Example capability configuration

The following JSON snippet demonstrates how to configure the SAM3 capability as a standalone element:

{
  "name": "SAM3",
  "input": [
    { "name": "data_samples", "type": "list" },
    { "name": "entities", "type": "dict" }
  ],
  "output": [
    { "name": "entities", "type": "dict" }
  ],
  "deploy": {
    "local": {
      "module": "highlighter.agent.capabilities.sam3",
      "class_name": "SAM3"
    }
  },
  "parameters": {
    "model_path": "weights/sam3.pt",
    "prompts": {
      "text": [
        {
          "prompt": "leaves",
          "object_class_id": "00000000-0000-0000-0000-000000000000"
        }
      ]
    },
    "conf": 0.2
  }
}

Testing SAM3

To verify the SAM3 capability locally, you can use the following agent configuration. This example uses a local image as source and writes the output to a JSON file.
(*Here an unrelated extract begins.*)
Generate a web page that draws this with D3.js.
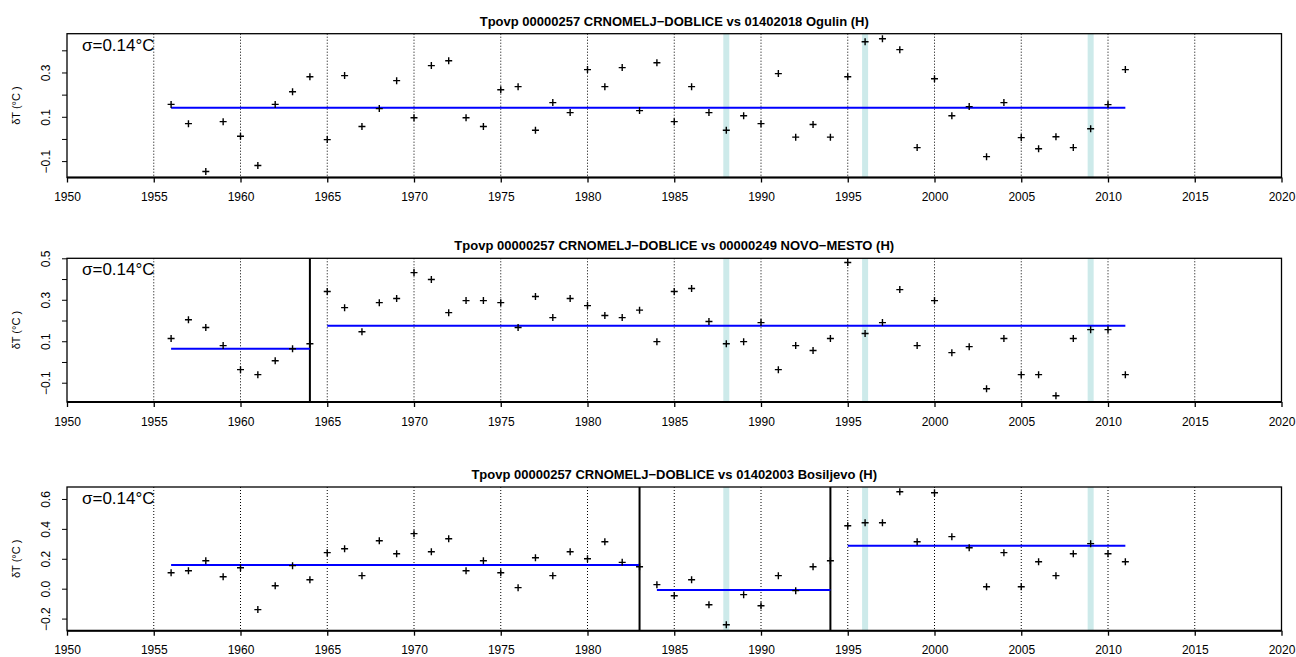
<!DOCTYPE html>
<html>
<head>
<meta charset="utf-8">
<script src="https://cdn.jsdelivr.net/npm/d3@7"></script>
<style>
  body { margin: 0; background: #fff; }
  svg text { font-family: "Liberation Sans", Arial, Helvetica, sans-serif; }
</style>
</head>
<body>
<span></span>
<script>
// homogenisation plots: station difference series vs three references

const years = d3.range(1956, 2012);

const titles = [
    "Tpovp 00000257 CRNOMELJ\u2212DOBLICE vs 01402018 Ogulin (H)",
    "Tpovp 00000257 CRNOMELJ\u2212DOBLICE vs 00000249 NOVO\u2212MESTO (H)",
    "Tpovp 00000257 CRNOMELJ\u2212DOBLICE vs 01402003 Bosiljevo (H)"
];

const sigmaLabels = ["\u03c3=0.14\u00b0C", "\u03c3=0.14\u00b0C", "\u03c3=0.14\u00b0C"];

// difference values 1956..2011
const diffOgulin = [0.156, 0.069, -0.147, 0.078, 0.012, -0.120, 0.156, 0.213, 0.281, -0.003,
    0.286, 0.056, 0.137, 0.263, 0.096, 0.331, 0.353, 0.096, 0.056, 0.222,
    0.236, 0.039, 0.164, 0.119, 0.313, 0.236, 0.322, 0.128, 0.344, 0.078,
    0.236, 0.119, 0.039, 0.105, 0.069, 0.295, 0.008, 0.065, 0.008, 0.281,
    0.439, 0.452, 0.403, -0.039, 0.272, 0.105, 0.146, -0.080, 0.164, 0.006,
    -0.044, 0.010, -0.039, 0.046, 0.155, 0.313];

const diffNovoMesto = [0.113, 0.204, 0.166, 0.079, -0.037, -0.061, 0.006, 0.064, 0.088, 0.340,
    0.262, 0.146, 0.286, 0.306, 0.431, 0.398, 0.238, 0.296, 0.296, 0.286,
    0.166, 0.316, 0.214, 0.306, 0.272, 0.224, 0.214, 0.250, 0.098, 0.340,
    0.354, 0.195, 0.088, 0.098, 0.190, -0.037, 0.079, 0.055, 0.113, 0.480,
    0.137, 0.190, 0.349, 0.079, 0.296, 0.045, 0.074, -0.129, 0.113, -0.061,
    -0.061, -0.163, 0.113, 0.156, 0.156, -0.061];

const diffBosiljevo = [0.107, 0.120, 0.187, 0.080, 0.140, -0.140, 0.020, 0.154, 0.060, 0.241,
    0.267, 0.087, 0.321, 0.234, 0.368, 0.247, 0.334, 0.120, 0.187, 0.107,
    0.007, 0.207, 0.087, 0.247, 0.200, 0.314, 0.176, 0.147, 0.027, -0.047,
    0.060, -0.107, -0.241, -0.040, -0.114, 0.087, -0.013, 0.147, 0.187, 0.421,
    0.441, 0.441, 0.648, 0.314, 0.642, 0.348, 0.274, 0.013, 0.241, 0.013,
    0.180, 0.087, 0.234, 0.301, 0.234, 0.180];

// segment means: [start year, end year, mean]
const meansOgulin = [[1956, 2011, 0.141]];
const meansNovoMesto = [[1956, 1964, 0.064], [1965, 2011, 0.175]];
const meansBosiljevo = [[1956, 1983, 0.158], [1984, 1994, -0.009], [1995, 2011, 0.287]];

// detected breaks (black) and metadata years (cyan)
const breaksOgulin = [];
const breaksNovoMesto = [1964];
const breaksBosiljevo = [1983, 1994];
const metaYears = [1988, 1996, 2009];

const yDomains = [[-0.174, 0.475], [-0.193, 0.5], [-0.281, 0.68]];
const yTicks = [[-0.1, 0.0, 0.1, 0.2, 0.3, 0.4], [-0.1, 0.0, 0.1, 0.2, 0.3, 0.4, 0.5], [-0.2, 0.0, 0.2, 0.4, 0.6]];
const yLabelled = [[-0.1, 0.1, 0.3], [-0.1, 0.1, 0.3, 0.5], [-0.2, 0.0, 0.2, 0.4, 0.6]];
const yFormats = [".1f", ".1f", ".1f"];
const xTicks = d3.range(1950, 2021, 5);

const series = [diffOgulin, diffNovoMesto, diffBosiljevo];
const means = [meansOgulin, meansNovoMesto, meansBosiljevo];
const breaks = [breaksOgulin, breaksNovoMesto, breaksBosiljevo];

var width = 1296, height = 657;
var left = 67, right = 1281.5;
var panelTop = [33.7, 258.3, 487];
var panelBottom = [177.5, 402, 630.7];

const svg = d3.select("span")
    .append("svg")
    .attr("width", width)
    .attr("height", height)
    .style("display", "block");

const xScale = d3.scaleLinear()
    .domain([1950, 2020])
    .range([left, right]);

function minus(s) { return s.replace("-", "\u2212"); }

for (let p = 0; p < 3; p++) {
    const top = panelTop[p], bottom = panelBottom[p];
    const yScale = d3.scaleLinear()
        .domain(yDomains[p])
        .range([bottom, top]);
    const g = svg.append("g");

    // metadata bands
    g.selectAll(".band")
        .data(metaYears)
        .enter()
        .append("rect")
            .attr("x", d => xScale(d) - 3)
            .attr("y", top)
            .attr("width", 6)
            .attr("height", bottom - top)
            .attr("fill", "#cdeaea");

    // dotted grid
    g.selectAll(".grid")
        .data(xTicks.slice(1, -1))
        .enter()
        .append("line")
            .attr("x1", d => xScale(d)).attr("x2", d => xScale(d))
            .attr("y1", top).attr("y2", bottom)
            .attr("stroke", "#000")
            .attr("stroke-width", 1)
            .attr("stroke-dasharray", "1,2");

    // breaks
    g.selectAll(".brk")
        .data(breaks[p])
        .enter()
        .append("line")
            .attr("x1", d => xScale(d)).attr("x2", d => xScale(d))
            .attr("y1", top).attr("y2", bottom)
            .attr("stroke", "#000")
            .attr("stroke-width", 2);

    // segment means
    g.selectAll(".mean")
        .data(means[p])
        .enter()
        .append("line")
            .attr("x1", d => xScale(d[0])).attr("x2", d => xScale(d[1]))
            .attr("y1", d => yScale(d[2])).attr("y2", d => yScale(d[2]))
            .attr("stroke", "#0000ff")
            .attr("stroke-width", 2);

    // points as plus signs
    const pts = years.map((yr, i) => ({ year: yr, value: series[p][i] }));
    g.selectAll(".pt")
        .data(pts)
        .enter()
        .append("path")
            .attr("d", d => {
                const cx = xScale(d.year), cy = yScale(d.value);
                return `M${cx - 3.5},${cy}H${cx + 3.5}M${cx},${cy - 3.5}V${cy + 3.5}`;
            })
            .attr("stroke", "#000")
            .attr("stroke-width", 1.4)
            .attr("fill", "none");

    // box
    g.append("rect")
        .attr("x", left).attr("y", top)
        .attr("width", right - left).attr("height", bottom - top)
        .attr("fill", "none")
        .attr("stroke", "#000")
        .attr("stroke-width", 1.3);
    g.append("line")
        .attr("x1", left).attr("x2", right)
        .attr("y1", bottom).attr("y2", bottom)
        .attr("stroke", "#000").attr("stroke-width", 2);

    // x axis
    const xAxis = g.append("g")
        .attr("transform", `translate(0, ${bottom})`)
        .call(d3.axisBottom(xScale).tickValues(xTicks).tickFormat(d3.format("d")).tickSize(5).tickPadding(10));
    xAxis.select(".domain").remove();
    xAxis.selectAll("line").attr("stroke-width", 1.3);
    xAxis.selectAll("text").attr("font-size", "12px").attr("fill", "#000")
        .style("font-family", "'Liberation Sans', Arial, sans-serif");

    // y axis
    const fmt = d3.format(yFormats[p]);
    const yAxis = g.append("g")
        .attr("transform", `translate(${left}, 0)`)
        .call(d3.axisLeft(yScale).tickValues(yTicks[p])
            .tickFormat(d => yLabelled[p].some(v => Math.abs(v - d) < 1e-9) ? minus(fmt(d)) : "")
            .tickSize(5).tickPadding(0));
    yAxis.select(".domain").remove();
    yAxis.selectAll("line").attr("stroke-width", 1);
    yAxis.selectAll("text")
        .attr("font-size", "12px").attr("fill", "#000")
        .style("font-family", "'Liberation Sans', Arial, sans-serif")
        .attr("text-anchor", "middle")
        .attr("dy", null)
        .attr("x", null)
        .attr("transform", "translate(-21,0) rotate(-90)")
        .attr("dominant-baseline", "central");

    // y title
    g.append("text")
        .attr("transform", `translate(16, ${(top + bottom) / 2}) rotate(-90)`)
        .attr("text-anchor", "middle")
        .attr("dominant-baseline", "central")
        .attr("font-size", "11px")
        .text("\u03b4T (\u00b0C )");

    // title
    g.append("text")
        .attr("x", (left + right) / 2)
        .attr("y", top - 8)
        .attr("text-anchor", "middle")
        .attr("font-size", "13px")
        .attr("font-weight", "bold")
        .text(titles[p]);

    // sigma
    g.append("text")
        .attr("x", left + 15)
        .attr("y", top + 17)
        .attr("font-size", "17px")
        .text(sigmaLabels[p]);
}
</script>
</body>
</html>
If you haven't set up the Highlighter SDK, see the Getting Started guide.

Example agent definition

Save this as agent.json:
{
  "version": 0,
  "name": "sam3_local",
  "runtime": "python",
  "graph": [
    "(ImageRead SAM3 JsonWrite)"
  ],
  "parameters": {},
  "elements": [
    {
      "name": "ImageRead",
      "input": [
        { "name": "data_samples", "type": "list" },
        { "name": "entities", "type": "dict" }
      ],
      "output": [
        { "name": "data_samples", "type": "list" },
        { "name": "entities", "type": "dict" }
      ],
      "deploy": {
        "local": {
          "module": "highlighter.agent.capabilities.sources",
          "class_name": "ImageDataSource"
        }
      },
      "parameters": {}
    },
    {
      "name": "SAM3",
      "input": [
        { "name": "data_samples", "type": "list" },
        { "name": "entities", "type": "dict" }
      ],
      "output": [
        { "name": "entities", "type": "dict" }
      ],
      "deploy": {
        "local": {
          "module": "highlighter.agent.capabilities.sam3",
          "class_name": "SAM3"
        }
      },
      "parameters": {
        "model_path": "weights/sam3.pt",
        "prompts": {
          "text": [
            {
              "prompt": "leaves",
              "object_class_id": "00000000-0000-0000-0000-000000000000"
            }
          ]
        },
        "conf": 0.2
      }
    },
    {
      "name": "JsonWrite",
      "input": [
        { "name": "data_samples", "type": "list" },
        { "name": "entities", "type": "dict" }
      ],
      "output": [],
      "deploy": {
        "local": {
          "module": "highlighter.agent.capabilities.targets",
          "class_name": "EntityWriteFile"
        }
      },
      "parameters": {
        "per_frame_output_file": "data_out/sam3/frame_{task_id}_{frame_id}.json"
      }
    }
  ]
}

Running the agent

Once saved, you can run the agent locally against one or more images using the Highlighter CLI:

hl agent start agent.json path/to/images/*

This will process each image and save the results (Highlighter entities with polygons for each detection) as JSON files in the data_out/sam3/ directory (configured via the parameter to the JsonWrite capability in the agent definition).